Editor's note: Bradley Blankenship is a Prague-based American journalist, political analyst and freelance reporter. The article reflects the author's opinions, and not necessarily the views of CGTN.
This week the 37th South East Asian Nations (ASEAN) Summit and Related Summits (including the RCEP summit) kicked off in what is likely to conclude talks on the Regional Comprehensive Economic Partnership (RCEP). Analysts see this agreement as the most significant regional move in recent memory, but it will be much bigger – the RCEP will no doubt be the world's largest trade agreement and signal a massive geopolitical shift.
As Reuters noted in its report on the start of these meetings, the 15 would-be RCEP participant countries, which includes the 10 ASEAN countries along with China, Japan, South Korea, Australia and New Zealand, account for nearly a third of the global population and approximately 29 percent of global gross domestic product (GDP).
There is a lot at stake here, and that's precisely why the agreement is moving forward now after negotiations have trudged along since 2012. China's GDP has surged in growth since the second quarter of this year largely because of trade with ASEAN countries, which has produced a win-win boost to both China and the ASEAN bloc. It's owed heavily to the fact that these countries, and China in particular, have successfully battled the coronavirus which further cements the ever-eastward shift of the global financial center.
The deal has an obvious similarity to the Washington-brokered Trans-Pacific Partnership (TPP), which was struck under the administration of former President Barack Obama and torpedoed just days after President Donald Trump took office. The TPP sought to give Washington the upper hand in writing the rules of international trade in order to boot others, like China, out of such a strong position.
Obama said at the time that "if we don't pass this agreement – if America doesn't write those rules – then countries like China will."
The U.S. balked at this opportunity and has undoubtedly lost the ability to lead the world's post-coronavirus economic recovery as it continues to report record daily cases. Global financial markets are craving stability – both in political systems and in economic prospects – which is something Washington can't seem to provide, as the recent presidential election is showing quite clearly to the international community.

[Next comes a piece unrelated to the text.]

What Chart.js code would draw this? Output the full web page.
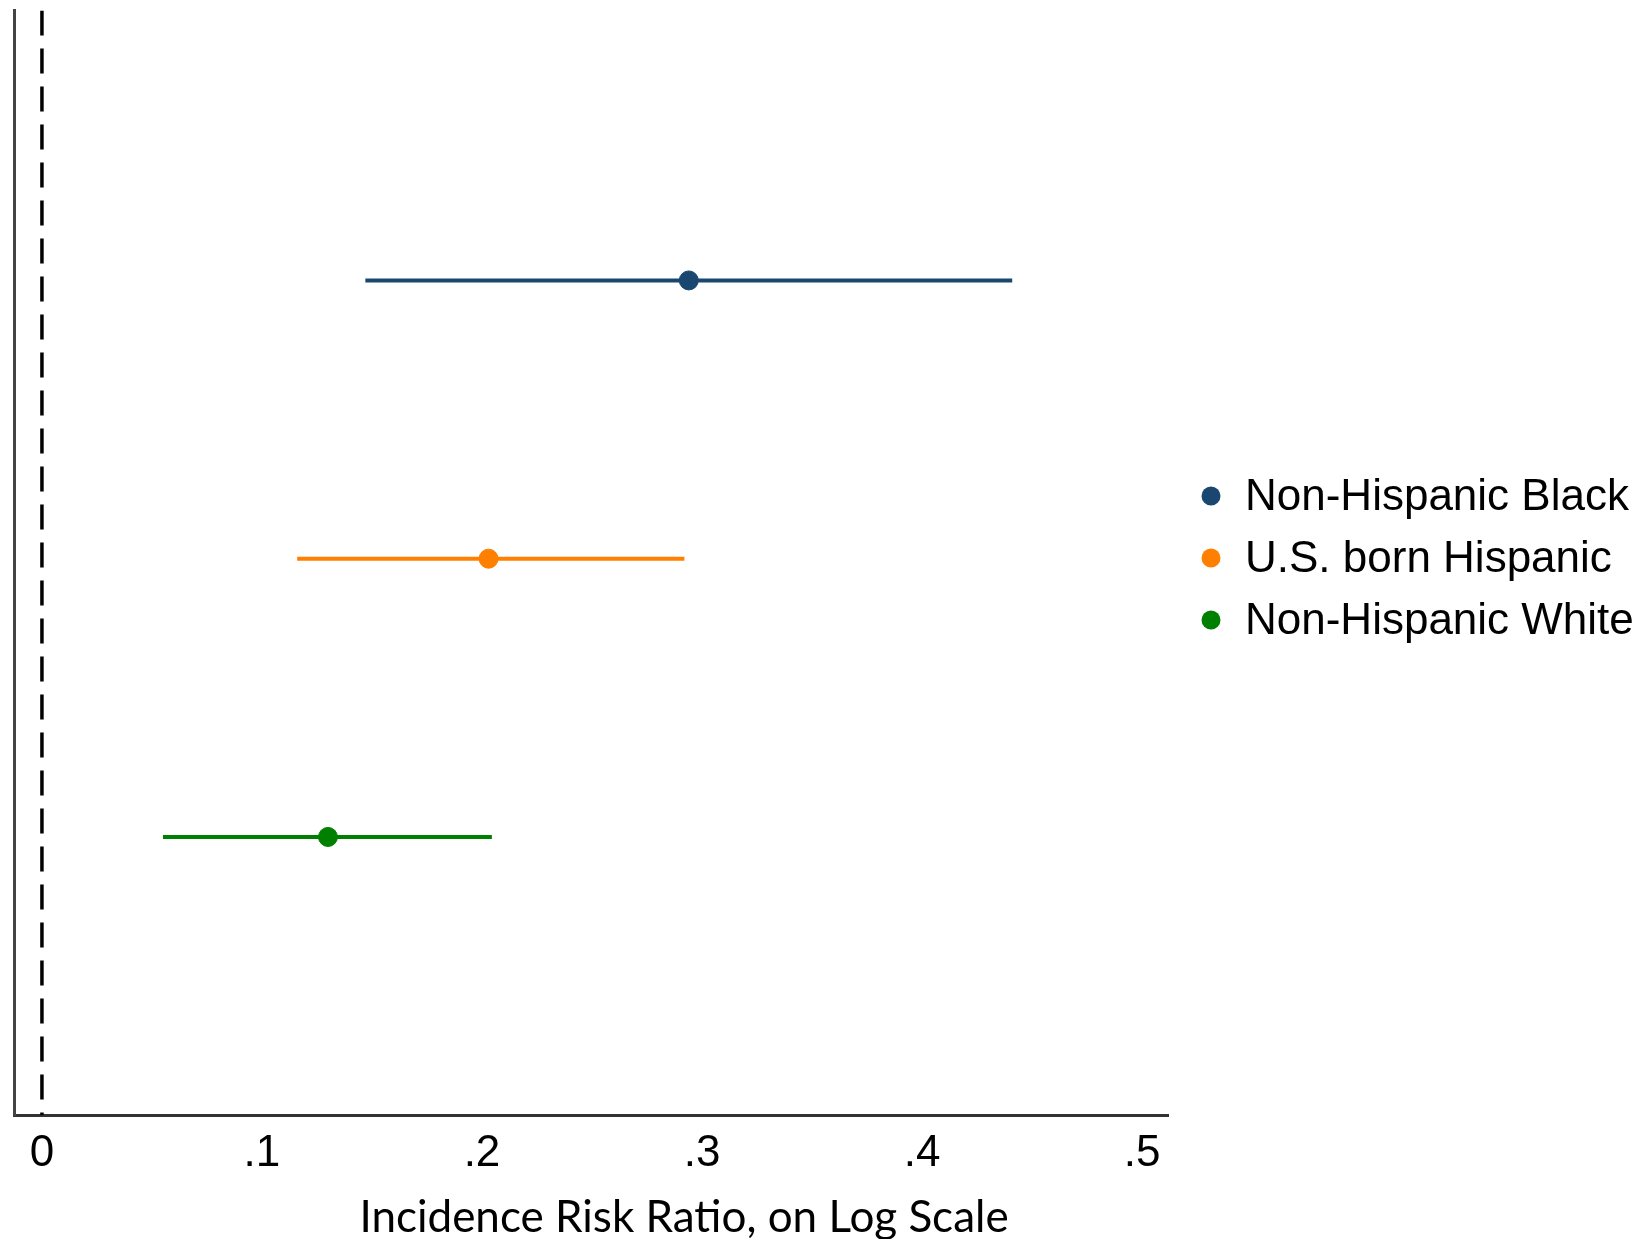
<!DOCTYPE html>
<html>
<head>
<meta charset="utf-8">
<script src="https://cdn.jsdelivr.net/npm/chart.js@4.4.0/dist/chart.umd.min.js"></script>
<style>
  html, body { margin: 0; padding: 0; background: #fff; }
  #wrap { width: 1650px; height: 1239px; }
</style>
</head>
<body>
<div id="wrap"><canvas id="irrChart" width="1650" height="1239"></canvas></div>
<script>
// grupos y estimaciones (IRR con intervalos de confianza)
var grupos = ['Non-Hispanic Black', 'U.S. born Hispanic', 'Non-Hispanic White'];
var filas = [3, 2, 1];
var estimado = [0.294, 0.203, 0.130];
var limiteInf = [0.147, 0.116, 0.055];
var limiteSup = [0.441, 0.292, 0.2045];
var colores = ['#1a476f', '#ff7f00', '#008000'];
var ticksX = [0, 0.1, 0.2, 0.3, 0.4, 0.5];
var tituloX = 'Incidence Risk Ratio, on Log Scale';

var datasets = [];

// linea de referencia en cero
datasets.push({
    type: 'line',
    data: [{ x: 0, y: 3.97 }, { x: 0, y: 0 }],
    borderColor: '#000',
    borderWidth: 3.5,
    borderDash: [25, 13],
    pointRadius: 0,
    esLeyenda: false
});

// intervalos
grupos.forEach(function (g, i) {
    datasets.push({
        type: 'line',
        data: [{ x: limiteInf[i], y: filas[i] }, { x: limiteSup[i], y: filas[i] }],
        borderColor: colores[i],
        borderWidth: 4,
        pointRadius: 0,
        esLeyenda: false
    });
});

// puntos
grupos.forEach(function (g, i) {
    datasets.push({
        type: 'scatter',
        label: g,
        data: [{ x: estimado[i], y: filas[i] }],
        backgroundColor: colores[i],
        borderColor: colores[i],
        pointRadius: 9.5,
        pointHoverRadius: 9.5,
        esLeyenda: true
    });
});

// leyenda y titulo del eje dibujados a mano
var extras = {
    id: 'extras',
    afterDraw: function (chart) {
        var ctx = chart.ctx;
        ctx.save();
        var items = chart.data.datasets.filter(function (d) { return d.esLeyenda; });
        items.forEach(function (d, i) {
            var y = 496 + i * 62;
            ctx.beginPath();
            ctx.fillStyle = d.backgroundColor;
            ctx.arc(1211, y, 9.5, 0, Math.PI * 2);
            ctx.fill();
            ctx.fillStyle = '#000';
            ctx.font = '44px "Liberation Sans", Arial, sans-serif';
            ctx.textBaseline = 'middle';
            ctx.textAlign = 'left';
            ctx.fillText(d.label, 1245, y + 2);
        });
        ctx.fillStyle = '#000';
        ctx.font = '44px Lato, sans-serif';
        ctx.textAlign = 'center';
        ctx.textBaseline = 'middle';
        ctx.fillText(tituloX, 684, 1218);
        ctx.restore();
    }
};

var ctx = document.getElementById('irrChart');
var grafico = new Chart(ctx, {
    data: { datasets: datasets },
    options: {
        responsive: false,
        animation: false,
        layout: { padding: { left: 14, top: 7, right: 482, bottom: 47 } },
        plugins: {
            legend: { display: false },
            tooltip: { enabled: false }
        },
        scales: {
            x: {
                type: 'linear',
                min: -0.0127,
                max: 0.5118,
                afterBuildTicks: function (axis) {
                    axis.ticks = ticksX.map(function (v) { return { value: v }; });
                },
                ticks: {
                    color: '#000',
                    padding: 12,
                    font: { family: '"Liberation Sans", Arial', size: 44 },
                    callback: function (v) {
                        return v === 0 ? '0' : String(Math.round(v * 10) / 10).replace(/^0/, '');
                    }
                },
                grid: { display: false, drawTicks: false },
                border: { display: true, color: '#333', width: 3 }
            },
            y: {
                type: 'linear',
                min: 0,
                max: 3.97,
                ticks: { display: false },
                grid: { display: false, drawTicks: false },
                border: { display: true, color: '#444', width: 3 }
            }
        }
    },
    plugins: [extras]
});
</script>
</body>
</html>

With Trump refusing to accept the results of the election, making serious staff changes in the closing weeks of his presidency and refusing to aid in a smooth transition, Washington looks too preoccupied. The incoming administration may also not be able to get into the full swing of things, hampered by this rough transition and swamped with managing the coronavirus' resurgence.
A fruit farmer carries persimmons at a persimmon concentration site in Qingzhou, east China's Shandong Province, November 11, 2020. /Getty
On the contrary, China has managed the coronavirus impeccably, has suffered no upset to its political stability and its economy is steaming ahead. At the same time, China will soon be embarking on its 14th Five-Year Plan that will focus heavily on increasing access to foreign investors, innovation and green growth. This will only make China a more important trade partner for neighboring countries and the world.
Other important blocs recognize China's unique capability in leading the global economic recovery. This is why the European Union (EU) and China recently signed a landmark deal on Geographical Indications and are working to conclude the most significant bilateral trade agreement between the two blocs ever, the EU-China Comprehensive Agreement on Investment (CAI).
European leaders are delighted that they might be able to get back to business as usual with a Biden administration and work toward cooperation on climate change, the digital economy and liberalizing trade once again. But on all of these issues, a significant amount of time is probably going to be lost on just undoing the damage done over the past four years under Trump and this will make the outcomes of new talks less ambitious.
As Czech Prime Minister Babis said in a speech on November 11 during a conference on transatlantic relations, a "very important topic for the whole of Europe and the EU is the urgent need to improve our trade relationship. We should say goodbye to any attempts and threats of trade wars, and we should work hard to liberalize our mutual trade relationship. Perhaps we do not have to be as ambitious and comprehensive as abandoned treaty TTIP (Transatlantic Trade and Investment Partnership), but mutual trade and investments between the U.S. and Europe should start to flourish again."
The prime minister spelled it out quite well and made reference to TTIP, another potentially game changing Obama-brokered trade agreement between the U.S. and EU that was scrapped by the Trump administration.
In this way, the RCEP could be the impetus for even more large-scale bilateral and multilateral trade agreements. The EU, already one of China's largest trading partners, will certainly be watching the ASEAN summit carefully and, if the RCEP is concluded as expected, should see even more of a reason to push ahead with the CAI in order to capitalize on the action going on in East Asia.
Because of this, the RCEP represents a major turning point in global trade and is set to be the most significant trade agreement in modern history.